Problem Gambling Foundation of New Zealand
- Abbreviation: PGF
- Predecessor: Compulsive Gambling Society
- Formation: 2001
- Type: Nonprofit
- Legal status: Foundation
- Purpose: Healthcare
- Services: Treatment counseling Public health promotion
- Affiliations: Ministry of Health
- Staff: 70 (2011)
- Website: Official website

= Problem Gambling Foundation of New Zealand =

National non-profit combating problem gambling in New Zealand

The Problem Gambling Foundation of New Zealand (PGF) is a national non-profit organisation in New Zealand predominantly funded by the Ministry of Health with funds received from the gambling levy.

==History==
PGF is the largest single treatment provider for problem gambling in Australasia, with over 60 locations throughout New Zealand and a staff of 70. Qualified counselors provide free, professional and confidential counseling services for gamblers and others affected by gambling; a dedicated public health team works on problem-gambling issues in the community with a health promotion approach.

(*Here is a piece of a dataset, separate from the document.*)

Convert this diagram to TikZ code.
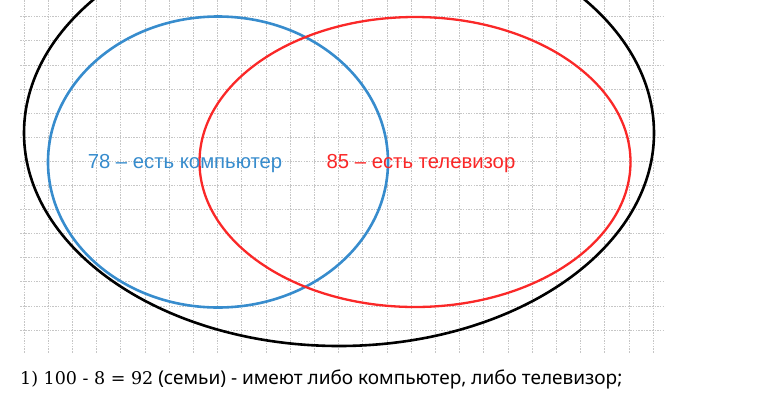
\documentclass[tikz,border=0pt]{standalone}
\usepackage{fontspec}
\setmainfont{Noto Sans}
\newfontfamily\labelfont{Liberation Sans}
\newfontfamily\numfont{DejaVu Serif}
\usetikzlibrary{calc}

\definecolor{setblue}{RGB}{55,140,205}
\definecolor{setred}{RGB}{250,40,40}

\begin{document}
\begin{tikzpicture}[
    x=1pt, y=-1pt,
    gridline/.style={gray!45, dash pattern=on 1.5pt off 1.2pt, line width=0.8pt},
    setline/.style={line width=2.6pt},
    setlabel/.style={font=\labelfont\fontsize{20.3}{23}\selectfont, inner sep=0pt, anchor=base},
    answer/.style={font=\fontsize{19}{22}\selectfont, anchor=base west, inner sep=0pt}
]
\useasboundingbox (0,0) rectangle (779,400);

% squared paper
\foreach \i in {0,...,26}
    \draw[gridline] ({24+24.2*\i},0) -- ({24+24.2*\i},353);
\foreach \j in {0,...,13}
    \draw[gridline] (20,{16.7+24.1*\j}) -- (665,{16.7+24.1*\j});

% all families, computer, TV
\draw[setline, black] (339,133) ellipse [x radius=315, y radius=213];
\draw[setline, setblue] (218,162) ellipse [x radius=170, y radius=145.5];
\draw[setline, setred, line width=2.3pt] (415,162) ellipse [x radius=215.5, y radius=145];

\node[setlabel, text=setblue] (comp) at (185,168) {78 – есть компьютер};
\node[setlabel, text=setred] (tv) at (421,168) {85 – есть телевизор};

\node[answer] (step1) at (20,384)
    {{\numfont\fontsize{17.5}{22}\selectfont 1) 100 - 8 = 92} (семьи) - имеют либо компьютер, либо телевизор;};

\end{tikzpicture}
\end{document}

PGF's Asian Family Services provides professional counseling and advice in Cantonese, Mandarin, Korean, Vietnamese, Khmer and Thai.

The PGF began as the Compulsive Gambling Society (CGS) in 1988 with funding from the New Zealand Lottery Grants Board. Psychiatrist Fraser McDonald helped three men who were experiencing problems with gambling establish the CGS because, at that time, there were no services available for gambling problems. CGS started out as a telephone service, with the first national hotline of its type beginning in 1992. As the need grew, services expanded to include face-to-face services; a second clinic was opened in Manurewa in 1993.

In 2001 The PGF succeeded the CGS, moving from an addictions and medical-based philosophy to a public-health approach.